The <component> element is the building block of multi-component .vue files. Used as a top-level tag in .vue files, it's effectively a self-contained "single-file component", and it can contain anything that is valid in single-file components as they're currently defined. A .vue file can contain any number of <component> elements. They are evaluated from top to bottom—no hoisting. The element accepts two properties that control its availability to other parts of the code:

  • name (string, no default)

    The name of the variable that the component is assigned to. Components defined lower in the file can reference this component by its name. Additionally, if the component is exported (see below), this is the name under which it will be exported.

  • export (boolean, default false)

    Whether or not the component is exported. If a component is exported, but doesn't have a name, it will be the default export. More than one exported component without a name would create multiple default exports, and is therefore an error.
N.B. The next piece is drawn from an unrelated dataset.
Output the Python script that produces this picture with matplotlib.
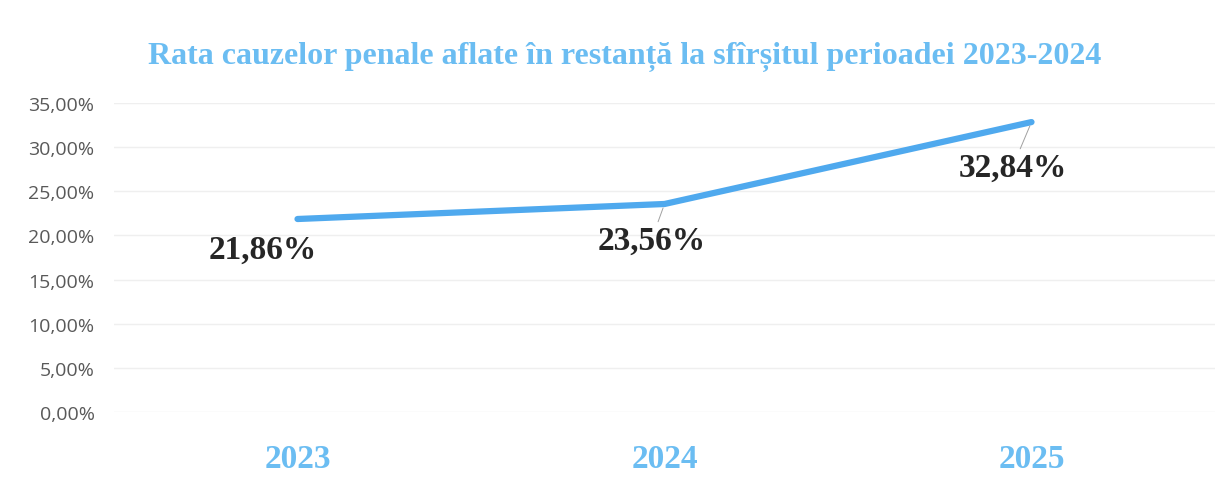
import matplotlib
matplotlib.use("Agg")
import matplotlib.pyplot as plt
from matplotlib.ticker import FuncFormatter

years = ["2023", "2024", "2025"]
rates = [21.86, 23.56, 32.84]
rate_labels = ["21,86%", "23,56%", "32,84%"]
y_ticks = [0, 5, 10, 15, 20, 25, 30, 35]

title = "Rata cauzelor penale aflate în restanță la sfîrșitul perioadei 2023-2024"

blue = "#4FA9EE"
light_blue = "#6BBDF2"

fig = plt.figure(figsize=(12.28, 4.81), dpi=100)
ax = fig.add_axes([114 / 1228, 68 / 481, (1215 - 114) / 1228, (413 - 104) / 481])

x = list(range(len(years)))
ax.plot(x, rates, color=blue, linewidth=4.5, solid_capstyle="round", zorder=3)

ax.set_xlim(-0.5, len(years) - 0.5)
ax.set_ylim(0, 35)
ax.set_yticks(y_ticks)
ax.yaxis.set_major_formatter(FuncFormatter(lambda v, p: f"{v:.2f}%".replace(".", ",")))
ax.set_xticks(x)
ax.set_xticklabels(years)

for lab in ax.get_yticklabels():
    lab.set_fontfamily("Open Sans")
    lab.set_fontsize(14)
    lab.set_color("#595959")
for lab in ax.get_xticklabels():
    lab.set_fontfamily("Liberation Serif")
    lab.set_fontweight("bold")
    lab.set_fontsize(24)
    lab.set_color(light_blue)

ax.tick_params(axis="y", length=0, pad=14)
ax.tick_params(axis="x", length=0, pad=22)
ax.grid(axis="y", color="#EFEFEF", linewidth=1)
ax.set_axisbelow(True)
for s in ax.spines.values():
    s.set_visible(False)

# label offsets in pixels (dx, dy) from each point
offsets = [(-35, -30), (-13, -36), (-19, -45)]
for i, (xi, yi) in enumerate(zip(x, rates)):
    arrow = None
    if i > 0:
        arrow = dict(arrowstyle="-", color="#A0A0A0", lw=0.7, shrinkA=0, shrinkB=3)
    ax.annotate(rate_labels[i], (xi, yi), xytext=offsets[i], textcoords="offset pixels",
                ha="center", va="center", fontsize=24, fontweight="bold",
                fontfamily="Liberation Serif", color="#262626", arrowprops=arrow, zorder=4)

fig.text(625 / 1228, 1 - 57 / 481, title, ha="center", va="center",
         fontsize=23, fontweight="bold", fontfamily="Liberation Serif", color=light_blue)

fig.savefig("out.png", dpi=100, facecolor="white")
All components must have either name or export or both.

By using the <component> element, individual .vue files gain a great deal more flexibility and power. They can compose a single exported component from many small child components, they can export many small components used throughout an application, they can export a main default component and less frequently used named components, and so on.

Examples

An isolated component (Foo) only used by another component in the same file:
<component name="Foo">...</component>
<component export>
    <script>export default { components: { Foo } };</script>
    <template><foo /></template>
</component>
Named and default exports:
<component export name="Foo">...</component>
<component export name="Bar">...</component>
<component export>...</component>

These would be imported in another file with import Baz, { Foo, Bar } from './Baz.vue';

An illegal file due to multiple default exports
<component export>...</component>
<component export>...</component>
An illegal file, because it combines the multi-component format and the single-component format
<component name="Foo">...</component>
<script>export default { components: { Foo } };</script>
<template><foo /></template>

Backwards compatibility

The addition of the <component> element would not be a breaking change—single-file components with no top-level <component> tags would continue to function exactly as they do today. As mentioned in the example above, combining the single-component format with the multi-component format is an error.

A potential point of conflict is the existing <component> tag than can be used in templates. I don't foresee this being a problem, since the usage of <component> as a top-level tag in .vue files is well defined, but I can't say for sure.